KUALA LUMPUR (RIAUPOS.CO) - Setelah sebelumnya, ketika awal memulai pemerintahan menggantikan Perdana Menteri Malaysia sebelumnya, yang mengecam proyek-proyek negara Cina di Malaysia, kini Mahathir Mohamad luluh.
Perdana Menteri Malaysia berusia 93 tahun itu kini mengeluarkan kebijakan baru di proyek tersebut setelah Cina berhasil mengadakan lobi.
Sebelumnya Mahathir menyebut proyek infrastruktur dari rezim Xi Jinping sebagai petaka yang diwariskan oleh rivalnya, Najib Razak. Setelah hampir satu tahun proyek-proyek tersebut di ambang terbengkalai, Cina berhasil merayu Malaysia.
Dalam satu pekan, Pemerintah Malaysia mengeluarkan dua pengumuman penting soal kebijakan infrastruktur nasional. Keduanya terkait dengan proyek yang dijalankan bersama dengan Pemerintah Cina. Memberikan kejutan kepada dunia internasional.
Bagaimana tidak, beberapa bulan lalu Malaysia menjadi salah satu tokoh utama dalam perlawanan proyek Belt and Road Initiative oleh Pemerintah Cina. Sikap Malaysia yang menolak keras kelanjutan proyek investasi itu sering digunakan sebagai bahan propaganda AS.
Cina dianggap berusaha melakukan penjajahan melalui utang. Namun Mahathir mulai luluh oleh rayuan maut Tiongkok bulan ini. Selentingan kesepakatan terkait dengan proyek East Coast Rail Link (ECRL) muncul ke permukaan.
’’Kita harus mencari kesepakatan yang masuk akal di mana kebutuhan rakyat Malaysia terpenuhi,’’ ujar Mahathir seperti dilansir Agence France-Presse.
Pembangunan jaringan sepanjang pesisir timur itu merupakan salah satu megaproyek yang dikerjakan oleh China Communications Construction Company Ltd (CCCC) sejak 2017. Namun, proyek tersebut ditunda pada Juli 2018 atas instruksi Mahathir. Ketua Pakatan Harapan itu tak mau terjebak cicilan utang proyek yang membebani keuangan negara.

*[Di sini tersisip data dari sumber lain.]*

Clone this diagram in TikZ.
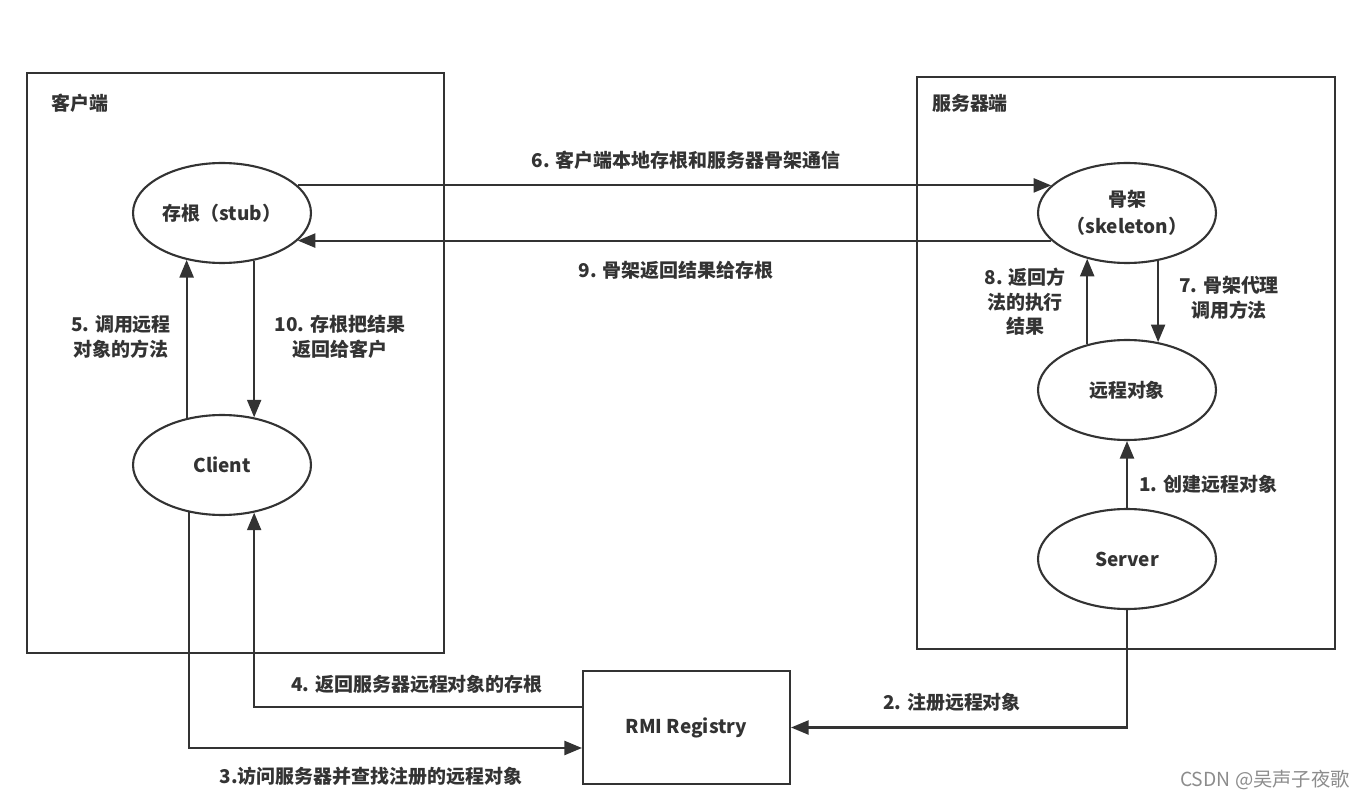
\documentclass[tikz,border=0pt]{standalone}
\usepackage{fontspec}
\setmainfont{Noto Sans CJK SC}
\usetikzlibrary{shapes.geometric,arrows.meta}
\definecolor{ink}{HTML}{333333}
\tikzset{
  obj/.style={draw=ink, line width=1.2pt, ellipse, minimum width=3.56cm, minimum height=2cm,
    inner sep=0pt, align=center, text=ink, font=\fontsize{10.8}{15.5}\selectfont\bfseries},
  regbox/.style={draw=ink, line width=1.2pt, minimum width=4.14cm, minimum height=2.26cm,
    text=ink, font=\fontsize{10.8}{14}\selectfont\bfseries},
  link/.style={draw=ink, line width=1.2pt, -{Triangle[length=10pt,width=8pt]}},
  lbl/.style={align=center, text=ink, font=\fontsize{10.8}{14}\selectfont\bfseries},
}
\begin{document}
\begin{tikzpicture}[x=0.02cm, y=-0.02cm]
  \useasboundingbox (0,0) rectangle (1366,800);

  % the two sides
  \draw[ink, line width=1.2pt] (27,73) rectangle (444,653);
  \draw[ink, line width=1.2pt] (917,77) rectangle (1335,649);
  \node[lbl] (clientside) at (80,103) {客户端};
  \node[lbl] (serverside) at (970,103) {服务器端};

  % objects
  \node[obj] (stub) at (222,213) {存根（stub）};
  \node[obj] (client) at (222,465) {Client};
  \node[obj] (skeleton) at (1127,213) {骨架\\（skeleton）};
  \node[obj] (remote) at (1127,390) {远程对象};
  \node[obj] (server) at (1127,559) {Server};
  \node[regbox] (registry) at (686.5,727.5) {RMI Registry};

  % calls between stub and skeleton
  \draw[link] (stub.20) -- (skeleton.160);
  \draw[link] (skeleton.200) -- (stub.-20);
  \node[lbl] at (686,160) {6. 客户端本地存根和服务器骨架通信};
  \node[lbl] at (676,270) {9. 骨架返回结果给存根};

  % client side
  \draw[link] (client.127) -- (stub.233);
  \draw[link] (stub.-56) -- (client.56);
  \node[lbl] at (121,337) {5. 调用远程\\对象的方法};
  \node[lbl] at (340,337) {10. 存根把结果\\返回给客户};

  % server side
  \draw[link] (remote.131) -- (skeleton.229);
  \draw[link] (skeleton.-57.5) -- (remote.57.5);
  \draw[link] (server.north) -- (remote.south);
  \node[lbl] at (1025,302) {8. 返回方\\法的执行\\结果};
  \node[lbl] at (1229,298) {7. 骨架代理\\调用方法};
  \node[lbl, anchor=west] at (1133,484) {1. 创建远程对象};

  % registry
  \draw[link] (server.south) |- (registry.east);
  \draw[link] (client.235) |- ([yshift=-0.41cm]registry.west);
  \draw[link] ([yshift=0.41cm]registry.west) -| (client.-56.5);
  \node[lbl] at (952,702) {2. 注册远程对象};
  \node[lbl] at (371,776) {3.访问服务器并查找注册的远程对象};
  \node[lbl] at (417,684) {4. 返回服务器远程对象的存根};

  \node[text=black!45, font=\fontsize{11}{13}\selectfont] (mark) at (1265,780) {CSDN @吴声子夜歌};
\end{tikzpicture}
\end{document}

Sejak keputusan tersebut, PemerintahCina maupun CCCC terus merundingkan kesepakatan baru dengan Malaysia. Kedua pihak akhirnya menandatangani perjanjian tambahan pada 12 April lalu. Versi pemerintah Malaysia, penyesuaian kontrak itu memuaskan.
’’Pilihannya, melanjutkan dengan negosiasi atau membayar denda 21,7 miliar ringgit (Rp73 triliun, Red) tanpa mendapat apa-apa,” tutur Mahathir.
Penyesuaian itu memang mengurangi beban Malaysia. Ongkos pembangunan per kilometer didiskon dari MYR 98 juta (Rp333 miliar) menjadi MYR 68 juta (Rp231 miliar). Rute rel kereta api juga dipangkas 40 kilometer. Total panjang rel yang awalnya 688 kilometer menjadi 648 kilometer.
Alhasil, total nilai proyek turun drastis menjadi MYR 44 miliar (Rp 149 triliun). Selisih MYR 21 miliar jika dibandingkan dengan ongkos awal MYR 65,5 miliar (Rp 222 triliun). CCCC pun setuju untuk ikut menanggung risiko bisnis pengelolaan.
’’Proyek itu adalah upaya termahal untuk menyeimbangkan kondisi Barat dan Timur. Sekaligus kesempatan besar bagi penduduk pesisir timur,’’ ujar Tun Daim Zainuddin, kepala utusan negosiasi Malaysia-Tiongkok, seperti dilansir The Star.
Mereka menekankan, kereta di pesisir timur tidak hanya menjadi hiasan. Sebanyak 70 persen dari armada akan diisi kargo barang. Hal itu sesuai dengan misi Malaysia mengembangkan ekonomi kawasan timur.